Calhoun, in a letter to employees Monday, announced his plans to step down and revealed he had been “considering for some time” the appropriate point for a CEO transition at the company.

The letter opened with a nod to the Alaska Airlines midair blowout in January, when a fuselage panel on a Boeing 737 Max 9 blew off and left a gaping hole while the aircraft was 16,000 feet above Oregon. The plane was forced to make an emergency landing, and though no serious injuries were reported, the incident prompted a series of investigations into Boeing’s production and safety compliance measures.
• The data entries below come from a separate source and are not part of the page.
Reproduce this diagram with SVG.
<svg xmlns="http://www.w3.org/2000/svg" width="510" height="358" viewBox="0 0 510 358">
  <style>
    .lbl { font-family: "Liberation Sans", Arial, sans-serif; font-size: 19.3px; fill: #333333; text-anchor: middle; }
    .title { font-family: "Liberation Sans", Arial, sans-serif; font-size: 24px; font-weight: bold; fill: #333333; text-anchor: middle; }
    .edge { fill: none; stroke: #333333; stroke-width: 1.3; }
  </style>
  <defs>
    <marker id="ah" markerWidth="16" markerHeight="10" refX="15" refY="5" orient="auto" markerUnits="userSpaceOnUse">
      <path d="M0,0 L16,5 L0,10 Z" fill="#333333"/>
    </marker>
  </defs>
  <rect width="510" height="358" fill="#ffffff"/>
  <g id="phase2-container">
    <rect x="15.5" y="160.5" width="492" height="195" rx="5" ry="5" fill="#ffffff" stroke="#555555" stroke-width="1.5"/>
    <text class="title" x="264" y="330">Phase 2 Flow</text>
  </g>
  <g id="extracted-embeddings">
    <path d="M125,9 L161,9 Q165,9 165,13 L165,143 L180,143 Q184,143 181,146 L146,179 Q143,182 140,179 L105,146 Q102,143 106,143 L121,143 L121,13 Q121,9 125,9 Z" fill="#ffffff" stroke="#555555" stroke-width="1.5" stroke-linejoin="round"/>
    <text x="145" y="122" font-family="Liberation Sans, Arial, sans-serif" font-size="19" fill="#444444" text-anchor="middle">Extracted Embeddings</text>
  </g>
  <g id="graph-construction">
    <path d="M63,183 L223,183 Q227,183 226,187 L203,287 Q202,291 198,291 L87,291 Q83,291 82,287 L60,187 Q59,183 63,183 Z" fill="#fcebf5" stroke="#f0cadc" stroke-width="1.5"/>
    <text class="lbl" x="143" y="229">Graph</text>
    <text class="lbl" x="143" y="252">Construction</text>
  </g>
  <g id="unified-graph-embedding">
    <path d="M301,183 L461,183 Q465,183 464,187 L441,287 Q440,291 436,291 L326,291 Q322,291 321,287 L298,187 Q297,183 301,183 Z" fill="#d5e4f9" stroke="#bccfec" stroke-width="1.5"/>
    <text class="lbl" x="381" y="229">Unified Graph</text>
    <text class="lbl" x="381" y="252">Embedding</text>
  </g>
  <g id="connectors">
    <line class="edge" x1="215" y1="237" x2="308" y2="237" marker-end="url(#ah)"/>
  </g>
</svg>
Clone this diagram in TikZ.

“As you all know, the Alaska Airlines Flight 1282 accident was a watershed moment for Boeing. We must continue to respond to this accident with humility and complete transparency. We also must inculcate a total commitment to safety and quality at every level of our company,” Calhoun wrote in his letter. “The eyes of the world are on us, and I know we will come through this moment a better company, building on all the learnings we accumulated as we worked together to rebuild Boeing over the last number of years.”

Calhoun, 66, told employees he initially agreed to the role of CEO at the request of Boeing’s board and said it has been the “greatest privilege of his life.” He began serving in the role in 2020.

A series of other staff and board changes will also take place at the company, including the immediate departure of Stan Deal, the president and CEO of Boeing Commercial Airplanes. He was replaced Monday by Stephanie Pope, who recently became Boeing’s chief operating officer and has nearly 30 years of experience at the company, Calhoun said.

Board Chair Larry Kellner will step down from his post later this year and will not stand for reelection at Boeing’s annual meeting in May, Boeing added. Steve Mollenkopf, who has served on the board of directors since 2020, will succeed Kellner as chair and will lead the board process in selecting Boeing’s next CEO.

Boeing is facing multiple probes into its production and manufacturing process in the wake of the January blowout.

The Federal Aviation Administration (FAA) — which is investigating both the blowout and the changes made after two fatal Boeing crashes in 2018 and 2019 — called the company’s safety culture “inadequate and confusing” in a report last month. The crashes in 2018 and 2019 involved Boeing 737 Max jetliners and killed 346 people.

The Justice Department also launched a criminal investigation into Boeing earlier this month after the company admitted it could not find records sought by the National Transportation Safety Board regarding the work performed on the blown-off panel.

Three lawsuits were filed earlier this year over the blowout, including two separate cases involving a group of passengers and a third from shareholders over “serious safety lapses.”